Ia mengambil uang itu, lalu dengan memohon agar aku mengambil uangku lagi.
Aku menatap matanya sebentar, lalu aku pun menyerah. Uang itu
aku ambil lagi, lalu mengucap berribu terimakasih. Ia tersenyum, tampak sangat
senang. Tak lama kemudian ia pun pamit. Aku mengangguk, tak lupa mengucap
terimakasih sekali lagi.
Bensin dalam botol aqua itu aku tuangkan ke dalam tengki
motorku, lalu aku pun mencoba menginjak pedal selah beberapa kali. Setelah
bensin turun ke karbu yang sebelumnya kering, entah diselahan yang ke berapa,
motorku menyala kembali. Aku bersyukur, tentu saja. Aku memang ceroboh, dan
sepertinya dalam beberapa hal akan selalu seperti itu. Tapi ketika aku ceroboh
seperti itu, Tuhan selalu mengirim orang-orang yang seperti dia.
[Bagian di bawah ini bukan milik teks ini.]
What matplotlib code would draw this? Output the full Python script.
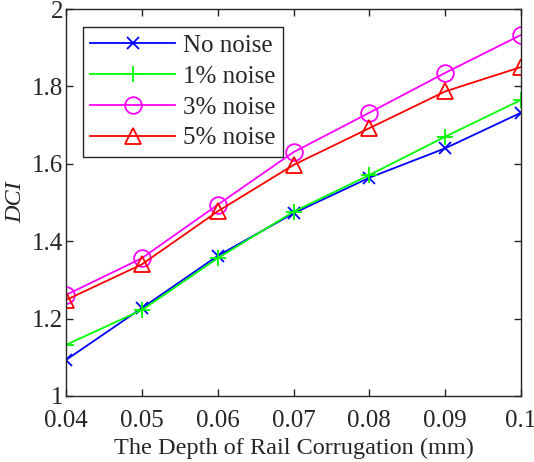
import matplotlib
matplotlib.use('Agg')
import matplotlib.pyplot as plt
import numpy as np

# 데이터
depth = [0.04, 0.05, 0.06, 0.07, 0.08, 0.09, 0.1]
no_noise = [1.093, 1.227, 1.362, 1.472, 1.564, 1.640, 1.732]
noise_1 = [1.132, 1.222, 1.356, 1.476, 1.571, 1.670, 1.765]
noise_3 = [1.261, 1.356, 1.494, 1.630, 1.732, 1.835, 1.933]
noise_5 = [1.248, 1.340, 1.477, 1.597, 1.692, 1.787, 1.850]
xticks = [0.04, 0.05, 0.06, 0.07, 0.08, 0.09, 0.1]
xticklabels = ['0.04', '0.05', '0.06', '0.07', '0.08', '0.09', '0.1']
yticks = [1, 1.2, 1.4, 1.6, 1.8, 2]
yticklabels = ['1', '1.2', '1.4', '1.6', '1.8', '2']

plt.rcParams['font.family'] = ['Liberation Serif', 'DejaVu Serif']
tc = '#262626'

fig = plt.figure(figsize=(5.34, 4.62), dpi=100)
ax = fig.add_axes([0.1236, 0.143, 0.8521, 0.8375])

lw = 1.3
ax.plot(depth, no_noise, '-x', color='#0000ff', lw=lw, ms=9, mew=1.3, label='No noise')
ax.plot(depth, noise_1, '-+', color='#00ff00', lw=lw, ms=12, mew=1.3, label='1% noise')
ax.plot(depth, noise_3, '-o', color='#ff00ff', lw=lw, ms=12, mew=1.3, mfc='none', label='3% noise')
ax.plot(depth, noise_5, '-^', color='#ff0000', lw=lw, ms=12, mew=1.3, mfc='none', label='5% noise')

ax.set_xlim(0.04, 0.1)
ax.set_ylim(1, 2)
ax.set_xticks(xticks)
ax.set_xticklabels(xticklabels)
ax.set_yticks(yticks)
ax.set_yticklabels(yticklabels)
ax.tick_params(direction='in', top=True, right=True, length=5, width=1,
               labelsize=18, colors=tc)
ax.tick_params(axis='x', pad=10)
ax.tick_params(axis='y', pad=2)
for s in ax.spines.values():
    s.set_color(tc)
    s.set_linewidth(1)

ax.set_xlabel('The Depth of Rail Corrugation (mm)', fontsize=17.5, color=tc, labelpad=4)
ax.set_ylabel('DCI', fontsize=17.5, color=tc, style='italic', labelpad=4)

leg = ax.legend(loc='upper left', bbox_to_anchor=(0.037, 0.953), borderaxespad=0,
                fontsize=18, fancybox=False, framealpha=1, edgecolor=tc,
                handlelength=3.4, handletextpad=0.3, labelspacing=0.33,
                borderpad=0.3)
leg.get_frame().set_linewidth(1)
for t in leg.get_texts():
    t.set_color(tc)

fig.savefig('out.png', dpi=100)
Pagi ini aku lari sebentar saja, mungkin hanya beberapa ratus
meter. Tapi itu cukup untuk membuat napasku bergerak cepat. Setelah itu aku
melakukan sedikit peregangan, supaya bagian leher dan pinggang tidak terlalu
linu jika digerakkan. Bekerja hanya dengan duduk sambil menatap layar komputer
seharian penuh memang ada sisi menyenangkannya, tapi itu juga bisa membuat
rambutku rontok, leherku pegal dan pinggangku linu. Maka tidak heran jika dalam
beberapa bulan terakhir ini, aku mudah sekali terserang demam dan pilek.
Setelah peragangan dirasa cukup, aku pun kembali lagi. Tak
lupa membeli sesuatu untuk sarapan. Aku punya penyakit maag, aku tidak ingin
membuat hidupku tambah kacau dengan lupa membeli sarapan.